Omni-channel is the new black, and its appeal is clear: a seamless brand and shopping experience across all channels is the natural evolution of retail. And it’s a powerful driver of customer loyalty in a new world where flexibility is the default and competitors are a click away. But does omni-channel fit every business? Is the supply chain pain worth the gain? And why does the omni-channel journey of so many retailers stall just as it seems to be taking off?

The road to omni

The value of omni-channel comes from customers perceiving the company as the same, whether they come to it by a mobile device or website, or on foot. But achieving that perception is about far more than look and feel, for below the surface the real work involves making substantial and fundamental changes to the supply chain.
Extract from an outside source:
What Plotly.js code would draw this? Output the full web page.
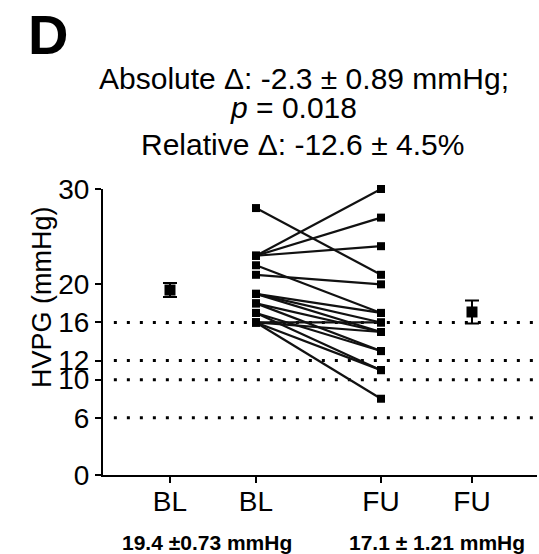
<!DOCTYPE html>
<html>
<head>
<meta charset="utf-8">
<script src="https://cdn.plot.ly/plotly-3.0.1.min.js"></script>
<style>html,body{margin:0;padding:0;background:#fff;}#chart{width:539px;height:554px;}</style>
</head>
<body>
<div id="chart"></div>
<script>
// ---- data ----
var tickLabels = ["BL", "BL", "FU", "FU"];
var yTicks = [0, 6, 10, 12, 16, 20, 30];
var refLines = [6, 10, 12, 16];
// paired HVPG values (mmHg), baseline -> follow-up
var blVals = [28, 23, 23, 23, 22, 21, 19, 19, 19, 18, 18, 17, 17, 16, 16, 16, 16];
var fuVals = [21, 30, 27, 24, 17, 20, 17, 16, 15, 13, 15, 11, 13, 8, 16, 15, 11];
// group means and SEM
var meanVals = [19.4, 17.1];
var semVals = [0.73, 1.21];
var summaryTexts = ["19.4 \u00b10.73 mmHg", "17.1 \u00b1 1.21 mmHg"];
var titleLines = ["Absolute \u0394: -2.3 \u00b1 0.89 mmHg;", "<i>p</i> = 0.018", "Relative \u0394: -12.6 \u00b1 4.5%"];
var panelLabel = "D";
var yTitle = "HVPG (mmHg)";

// ---- layout helpers ----
var W = 539, H = 554;
var mL = 103, mR = 2, mT = 189, mB = 79;
var pw = W - mL - mR, ph = H - mT - mB;
function px(x) { return (x - mL) / pw; }
function py(y) { return (H - mB - y) / ph; }
var xPos = [1, 2, 3.454, 4.512];
var font = "Liberation Sans, Arial, sans-serif";

var pairX = [], pairY = [];
for (var i = 0; i < blVals.length; i++) {
  pairX.push(xPos[1], xPos[2], null);
  pairY.push(blVals[i], fuVals[i], null);
}

var traces = [
  {
    x: pairX, y: pairY, type: "scatter", mode: "lines+markers",
    line: {color: "#111", width: 2.2},
    marker: {symbol: "square", size: 8, color: "#000"},
    cliponaxis: false, hoverinfo: "skip", showlegend: false
  },
  {
    x: [xPos[0], xPos[3]], y: meanVals, type: "scatter", mode: "markers",
    marker: {symbol: "square", size: 11, color: "#000"},
    error_y: {type: "data", array: semVals, visible: true, color: "#000", thickness: 2, width: 7},
    cliponaxis: false, showlegend: false
  }
];

var shapes = refLines.map(function (v) {
  return {type: "line", xref: "paper", yref: "y", x0: 0.025, x1: 1, y0: v, y1: v,
    line: {color: "#000", width: 3, dash: "3px,10px"}, layer: "below"};
});

var annotations = [
  {text: "<b>" + panelLabel + "</b>", x: px(48), y: py(34), font: {size: 56, color: "#000", family: font}},
  {text: titleLines[0], x: px(304), y: py(78), font: {size: 30, color: "#000", family: font}},
  {text: titleLines[1], x: px(293), y: py(107), font: {size: 30, color: "#000", family: font}},
  {text: titleLines[2], x: px(302), y: py(144), font: {size: 30, color: "#000", family: font}},
  {text: yTitle, x: px(42), y: py(297), textangle: -90, font: {size: 27, color: "#000", family: font}},
  {text: "<b>" + summaryTexts[0] + "</b>", x: px(207), y: py(542), font: {size: 21, color: "#000", family: font}},
  {text: "<b>" + summaryTexts[1] + "</b>", x: px(437), y: py(542), font: {size: 21, color: "#000", family: font}}
].map(function (a) {
  a.xref = "paper"; a.yref = "paper"; a.showarrow = false;
  a.xanchor = "center"; a.yanchor = "middle";
  return a;
});

var layout = {
  width: W, height: H,
  margin: {l: mL, r: mR, t: mT, b: mB, pad: 0},
  paper_bgcolor: "#fff", plot_bgcolor: "#fff",
  showlegend: false,
  xaxis: {
    range: [0.221, 5.268], tickmode: "array", tickvals: xPos, ticktext: tickLabels,
    showgrid: false, zeroline: false, showline: true, linecolor: "#000", linewidth: 2,
    ticks: "outside", ticklen: 6, tickwidth: 2, tickcolor: "#000", ticklabelstandoff: -6,
    tickfont: {size: 28, color: "#000", family: font}, fixedrange: true
  },
  yaxis: {
    range: [0, 30], tickmode: "array", tickvals: yTicks,
    showgrid: false, zeroline: false, showline: true, linecolor: "#000", linewidth: 2,
    ticks: "outside", ticklen: 6, tickwidth: 2, tickcolor: "#000",
    tickfont: {size: 28, color: "#000", family: font}, fixedrange: true
  },
  shapes: shapes,
  annotations: annotations
};

Plotly.newPlot("chart", traces, layout, {staticPlot: true, displayModeBar: false});
</script>
</body>
</html>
And that’s hard.

Are we there yet?

A truly omni-channel supply chain provides the online customer with the products, colors, prices, discounts, service, and returns policy that they would find in a bricks and mortar store. Unfortunately, the years of hard work you’ve invested fine-tuning logistics for your current channels are likely not sufficient for omni-channel operation. Perhaps the locations and working hours of your warehouse and delivery fleet will be the problem. Or perhaps the very nature of the goods you provide is simply unsuited to decentralized distribution. For these and other reasons, we’ve seen many retailers launch their omni-channel journey, only to reduce their high ambitions, debate ambiguous results, or pull out completely, just as they seemed to be gathering pace.

OmniOps

Asking for directions

Logistics people have long told us to use our supply chain to create service, but what happens when the supply chain becomes the roadblock? In a world where retailers rarely discuss their back-end purchasing or logistics, benchmarks are hard to come by. Fortunately, with our insights and experience of hands-on supply chain transformation in the omni arena, we can help you evaluate what’s most important for your business, make pragmatic decisions about your existing supply chain, and customize your level of change and integration.

Going the right way

Omni-channel is the path, but it’s not the destination. If your business is ready to start its omni-channel journey – or if your journey has stalled – then it’s time to carefully examine your ideal customer offering. Ask yourself this? What do you want to achieve? What do you have already? And what might stop you? Your supply chain is a precious asset, but it could also be holding you back from your vision. Revising your supply chain strategy does cost, but what is the opportunity cost of not going the right way?